Communication Strategies for Managing Expectations
Effective communication is the cornerstone of any BDSM relationship, especially for newcomers. It is vital to engage in candid discussions about desires, limits, and fears before entering a scene. Using tools like a checklist can help outline what activities each partner is interested in or strictly against, creating a clear framework for what to expect.
Regular check-ins can also be beneficial. These conversations should not only occur before and after scenes but can also be ongoing. Checking in with your partner about their feelings and comfort levels ensures that both parties feel heard and respected throughout the entire process. Using "I" statements can help in expressing one’s feelings without placing blame or creating defensiveness.
Utilizing safe words is another essential communication strategy. Safe words provide a means for either partner to pause or stop the activity when feeling uncomfortable or overwhelmed. Agreeing on a clear and concise safe word before engaging in any activities is critical to fostering trust and managing expectations effectively.

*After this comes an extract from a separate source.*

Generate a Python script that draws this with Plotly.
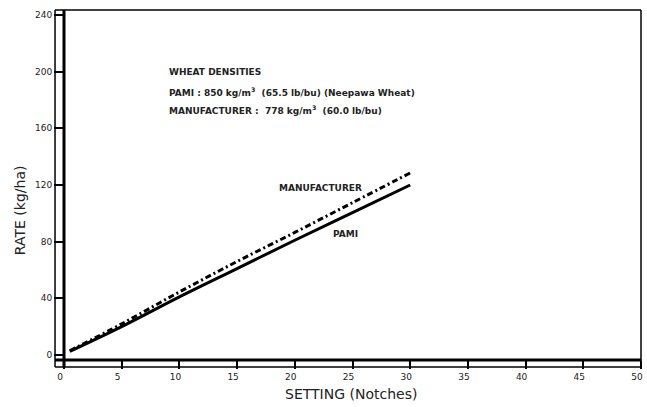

Setting Boundaries and Establishing Trust in BDSM
Establishing boundaries is fundamental in a BDSM context, particularly for newcomers. Both Dominants and submissives should be explicit about what is acceptable and what is off-limits. This can be articulated through pre-scene discussions where both parties express their limits and negotiate the terms of their interaction, ensuring mutual consent.
Trust is built over time and is an essential component of any BDSM relationship. It is crucial for both partners to gauge their comfort levels before venturing into deeper experiences. Start with lighter activities to build trust gradually, allowing both partners to become familiar with each other’s reactions and responses.
Documentation of agreements can also be helpful. Consider keeping a record of negotiated limits, desires, and safe words in a shared document. This practice not only reinforces trust but also provides a point of reference that can be revisited during check-ins or discussions about evolving needs and boundaries.
Deeper Reflection
As you navigate your journey as a new Dominant or submissive, take time to reflect on what you truly desire from your BDSM experiences. Consider questions such as: What does consent mean to me, and how do I communicate it? How can I ensure I remain attuned to my partner’s needs during our interactions? Engaging in this self-reflection will deepen your understanding of your role and foster a more enriching and safe experience for both you and your partner.